Sunday, April 8, 2012

Atom Zombie Smasher (single player) Review

Yatzhee (the person) claimed that one of Left 4 Dead's strengths as a zombie game is that Valve could have replaced their zombies with koalas, and it still would have felt like a zombie game.

In Brendon Chung's Atom Zombie Smasher all the zombies are purple dots, and it still feels like a zombie game.

Atom Zombie Smasher is two games in one, an excellent real-time strategy game and an okay turn-based strategy one. It's also a series of comics, slide shows, and articles, with goofy llama-based super weapons, goofy assassination attempts, goofy killer robot-fighting, goofiness.

Atom Zombie Smasher's background music is surf guitar.

In short, AZS is a Zombie Apocalypse Real-time Turn-based Comics Slide Show Articles Surf Guitar game, all for only ten dollars (and less if it's on sale).

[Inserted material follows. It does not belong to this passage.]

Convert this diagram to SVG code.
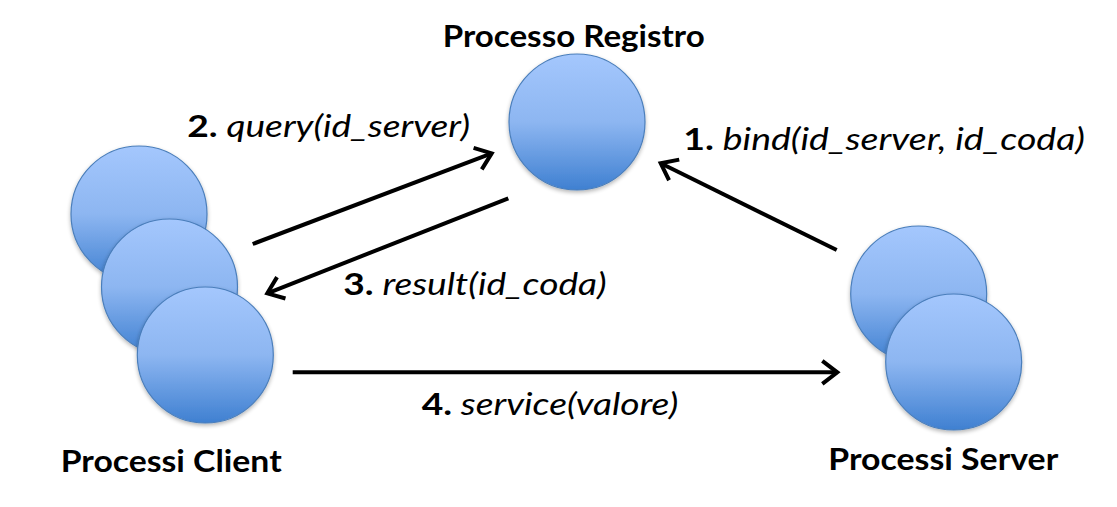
<svg xmlns="http://www.w3.org/2000/svg" width="1117" height="507" viewBox="0 0 1117 507">
  <defs>
    <linearGradient id="ballGrad" x1="0" y1="0" x2="0" y2="1">
      <stop offset="0" stop-color="#a4c7fd"/>
      <stop offset="0.5" stop-color="#8db6f1"/>
      <stop offset="1" stop-color="#3f80d1"/>
    </linearGradient>
    <filter id="shadow" x="-20%" y="-20%" width="140%" height="150%">
      <feGaussianBlur in="SourceAlpha" stdDeviation="2"/>
      <feOffset dx="0" dy="2" result="b"/>
      <feComponentTransfer><feFuncA type="linear" slope="0.3"/></feComponentTransfer>
      <feMerge><feMergeNode/><feMergeNode in="SourceGraphic"/></feMerge>
    </filter>
    <marker id="arrow" markerUnits="userSpaceOnUse" markerWidth="40" markerHeight="40" viewBox="-20 -20 40 40" refX="0" refY="0" orient="auto">
      <path d="M -15,-11.5 L 0,0 L -15,11.5" fill="none" stroke="#000" stroke-width="4" stroke-linejoin="miter" stroke-linecap="butt"/>
    </marker>
  </defs>
  <style>
    .ball { fill: url(#ballGrad); stroke: #4a7ebb; stroke-width: 1.2; }
    .title { font-family: Lato, "Open Sans", "Liberation Sans", sans-serif; font-weight: bold; font-size: 30px; fill: #000; }
    .lbl { font-family: Lato, "Open Sans", "Liberation Sans", sans-serif; font-size: 30px; fill: #000; }
    .lbl .n { font-weight: bold; font-style: normal; }
    .lbl .f { font-style: italic; }
    .conn { stroke: #000; stroke-width: 4; fill: none; marker-end: url(#arrow); }
  </style>
  <rect width="1117" height="507" fill="#ffffff"/>

  <g id="registro">
    <circle class="ball" cx="577" cy="122" r="68" filter="url(#shadow)"/>
    <text class="title" x="442.7" y="47" textLength="262" lengthAdjust="spacingAndGlyphs">Processo Registro</text>
  </g>

  <g id="client">
    <circle class="ball" cx="139" cy="214" r="68" filter="url(#shadow)"/>
    <circle class="ball" cx="169.5" cy="287" r="68" filter="url(#shadow)"/>
    <circle class="ball" cx="205.3" cy="355" r="68" filter="url(#shadow)"/>
    <text class="title" x="60.7" y="472" textLength="221" lengthAdjust="spacingAndGlyphs">Processi Client</text>
  </g>

  <g id="server">
    <circle class="ball" cx="918.7" cy="294" r="68" filter="url(#shadow)"/>
    <circle class="ball" cx="953.7" cy="362" r="68" filter="url(#shadow)"/>
    <text class="title" x="828.3" y="470" textLength="230" lengthAdjust="spacingAndGlyphs">Processi Server</text>
  </g>

  <g id="connectors">
    <line class="conn" x1="836.7" y1="250" x2="660.7" y2="163.3"/>
    <line class="conn" x1="252.7" y1="244" x2="491.7" y2="153.3"/>
    <line class="conn" x1="508.3" y1="198.3" x2="267.3" y2="293.3"/>
    <line class="conn" x1="292.7" y1="372.3" x2="837.3" y2="372.3"/>
  </g>

  <g id="labels">
    <text class="lbl" x="683.3" y="150" textLength="401.7" lengthAdjust="spacingAndGlyphs"><tspan class="n">1.</tspan><tspan class="f"> bind(id_server, id_coda)</tspan></text>
    <text class="lbl" x="187.3" y="137" textLength="282.7" lengthAdjust="spacingAndGlyphs"><tspan class="n">2.</tspan><tspan class="f"> query(id_server)</tspan></text>
    <text class="lbl" x="343.3" y="295" textLength="263.4" lengthAdjust="spacingAndGlyphs"><tspan class="n">3.</tspan><tspan class="f"> result(id_coda)</tspan></text>
    <text class="lbl" x="421.7" y="415" textLength="256.6" lengthAdjust="spacingAndGlyphs"><tspan class="n">4.</tspan><tspan class="f"> service(valore)</tspan></text>
  </g>
</svg>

First I want to sell the real-time strategy element, because it's so good. Each battle is fought over a bunch of city blocks. You have a God's eye view of a 2D, quadrilateral map, and you'll have at least one of two goals: save as many civilians as possible before they are all dead and undead, OR kill everything (that is zombie). The yellow and blue dots are the civilians. The purple dots are zombies. You'll deploy with a green dot squad of troops, a building-perched sniper team, a rescue copter called the Pleasant Pheasant, and a cannon. Or not. Sometimes the game will send you in with road blocks, mines, or maybe just a machine gun cannon called the Elephant Bird. Maybe instead of the road blocks you'll have your sniper squad or zombie bait. The unit combinations are different whenever you visit another city (unless you start a campaign with the non-random units modifier).

So every battle is a little different. And almost all are filled with drama, as any of the hundreds of zombies can undeadify a whole crowd of people within two seconds of touching them. You'll end up calling in artillery strikes right next to helpless crowds and hope the not-very-accurate shells won't end up falling on them. Or maybe, if it's a small number of zombies approaching, you can tell your sniper team to aim in that new direction, hoping that they can set up and aim fast enough to prevent zombie-civilian contact.

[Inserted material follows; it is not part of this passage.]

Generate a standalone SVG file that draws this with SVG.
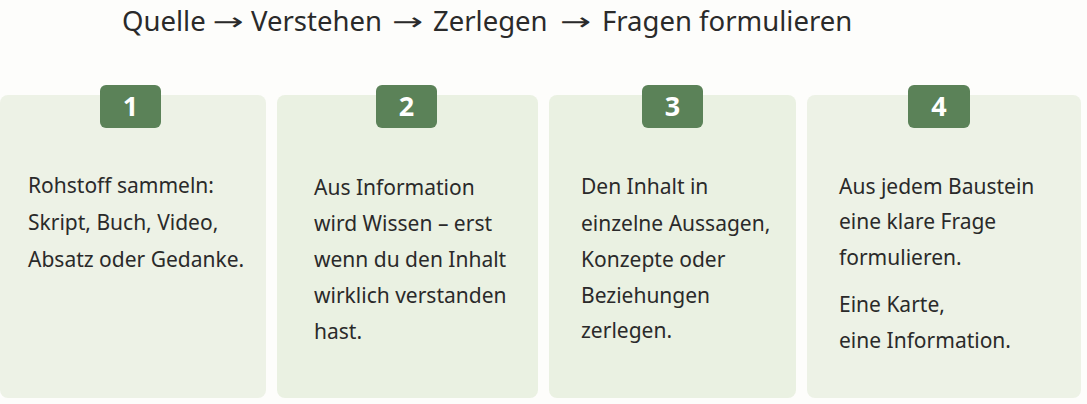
<svg xmlns="http://www.w3.org/2000/svg" width="1087" height="404" viewBox="0 0 1087 404">
<style>
.card{fill:#edf2e6;}
.card2{fill:#eaf1e2;}
.badge{fill:#5b8258;}
.num{font-family:"Noto Sans","Open Sans",sans-serif;font-size:27px;font-weight:700;fill:#ffffff;text-anchor:middle;}
.body{font-family:"Noto Sans","Open Sans",sans-serif;font-size:21px;fill:#2a2a2a;}
.title{font-family:"Noto Sans","Open Sans",sans-serif;font-size:27.5px;fill:#2a2a2a;}
.arr{font-family:"DejaVu Sans",sans-serif;font-size:24px;fill:#2a2a2a;text-anchor:middle;}
</style>
<rect width="1087" height="404" fill="#fdfdfb"/>
<g id="title">
<text class="title" x="122" y="31">Quelle</text>
<text class="arr" transform="translate(228,30) scale(1.55,1)">→</text>
<text class="title" x="251" y="31">Verstehen</text>
<text class="arr" transform="translate(407.5,30) scale(1.55,1)">→</text>
<text class="title" x="433" y="31">Zerlegen</text>
<text class="arr" transform="translate(575.5,30) scale(1.55,1)">→</text>
<text class="title" x="602" y="31">Fragen formulieren</text>
</g>
<g id="step1">
<rect class="card" x="0" y="95" width="266" height="303" rx="8"/>
<rect class="badge" x="100" y="85" width="61" height="43" rx="6"/>
<text class="num" x="130.5" y="116">1</text>
<text class="body" x="28" y="193">Rohstoff sammeln:</text>
<text class="body" x="28" y="230">Skript, Buch, Video,</text>
<text class="body" x="28" y="267">Absatz oder Gedanke.</text>
</g>
<g id="step2">
<rect class="card2" x="277" y="95" width="261" height="303" rx="8"/>
<rect class="badge" x="376" y="85" width="61" height="43" rx="6"/>
<text class="num" x="406.5" y="116">2</text>
<text class="body" x="314" y="195">Aus Information</text>
<text class="body" x="314" y="231">wird Wissen – erst</text>
<text class="body" x="314" y="267">wenn du den Inhalt</text>
<text class="body" x="314" y="303">wirklich verstanden</text>
<text class="body" x="314" y="339">hast.</text>
</g>
<g id="step3">
<rect class="card2" x="549" y="95" width="247" height="303" rx="8"/>
<rect class="badge" x="642" y="85" width="61" height="43" rx="6"/>
<text class="num" x="672.5" y="116">3</text>
<text class="body" x="581" y="194">Den Inhalt in</text>
<text class="body" x="581" y="231">einzelne Aussagen,</text>
<text class="body" x="581" y="267">Konzepte oder</text>
<text class="body" x="581" y="303">Beziehungen</text>
<text class="body" x="581" y="338">zerlegen.</text>
</g>
<g id="step4">
<rect class="card" x="807" y="95" width="274" height="303" rx="8"/>
<rect class="badge" x="908" y="85" width="62" height="43" rx="6"/>
<text class="num" x="939" y="116">4</text>
<text class="body" x="839" y="194">Aus jedem Baustein</text>
<text class="body" x="839" y="229">eine klare Frage</text>
<text class="body" x="839" y="265">formulieren.</text>
<text class="body" x="839" y="312">Eine Karte,</text>
<text class="body" x="839" y="348">eine Information.</text>
</g>
<g id="connectors"></g>
</svg>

Not to say it's only a game about fast-thinking. Before a battle begins you're required to place soldiers and things here and there on buildings, grass, and streets. If your goal is to save lots of civilians, you'll want to turn the city blocks into a maze of death (against the zombies, not the people). If you fail a mission (if too many civilians died), you can restart said mission, and the game will ask if you want to set up with your troops and things in the same spots they began the mission in.

Oh, did I mention that (okay I didn't) you level up your troops and equipment? You do! Which means that the game is a little addictive, making you feel invested in your army and its mission to save Nuevo Aires.

Also buildings blow up, so the mazes change not just between cities but during battles.

Now on to that turn-based game. It's a lot like Risk in that the campaign map is a bunch of puzzle pieces stuck together, and that the higher the number in a puzzle piece (1-4), the stronger the Zed army.

The differences from Risk? The enemy is bunch of zombies. There's no politics. And a "4" zed level means all you can do in the province is Kill Everything.

The problem with Atom Zombie Smasher stems from the only ways to make it significantly more challenging. They are modifiers called "Hardcore Mode," which makes the zombies run, and "No Quarter," which makes the zombies able to invade any province, including ones you own (and sometimes they'll invade at level 4 strength). The "Hardcore Mode" makes winning short campaigns impossible, and "No Quarter" makes winning long campaigns impossible. (You can set the campaign score needed to win; the first person -- Player or Zed -- to reach number X wins). I didn't want to play another campaign that couldn't keep me wondering if I was going to win or lose; after playing one-and-a-half campaigns I got enough of a sense of what the Risk map would look like, in terms of zombie-control, to tell if I was going to win or lose in the following hours. Thus, I lost interest in AZS before even winning a campaign; 3.5 hours after starting the game I felt like playing it only so I could write this review.

Tom Chick (the amazing American games journalist) said of AZS and its too-high difficulty that they constitute a perfect representation of our post-Vietnam/Iraq cultural shifts. AZS gives you a limited number of military resources and asks you to save a Latin American country from insurgent Zombiism. Once you figure out how to beat the game on the no modifiers difficulty (which you'd probably do in a couple hours) the only ways to be challenged in AZS are to be over-challenged and....to be over-challenged. Thus Nuevos Aires is actually VietIraqinamistan.

And I agree. It's hard not to; the game even tells us (via spoken words) to be wary of the military-industrial complex. But, unlike super Chick, I see its representing our distrust of Capitalism as not enough of a virtue to bring this game the instant-classic status it almost deserves. At hour 3.5, I knew I was going to win my second campaign, an hour before I won it.

But in all, if you are not on a budget, consider Atom Zombie Smasher a must-play.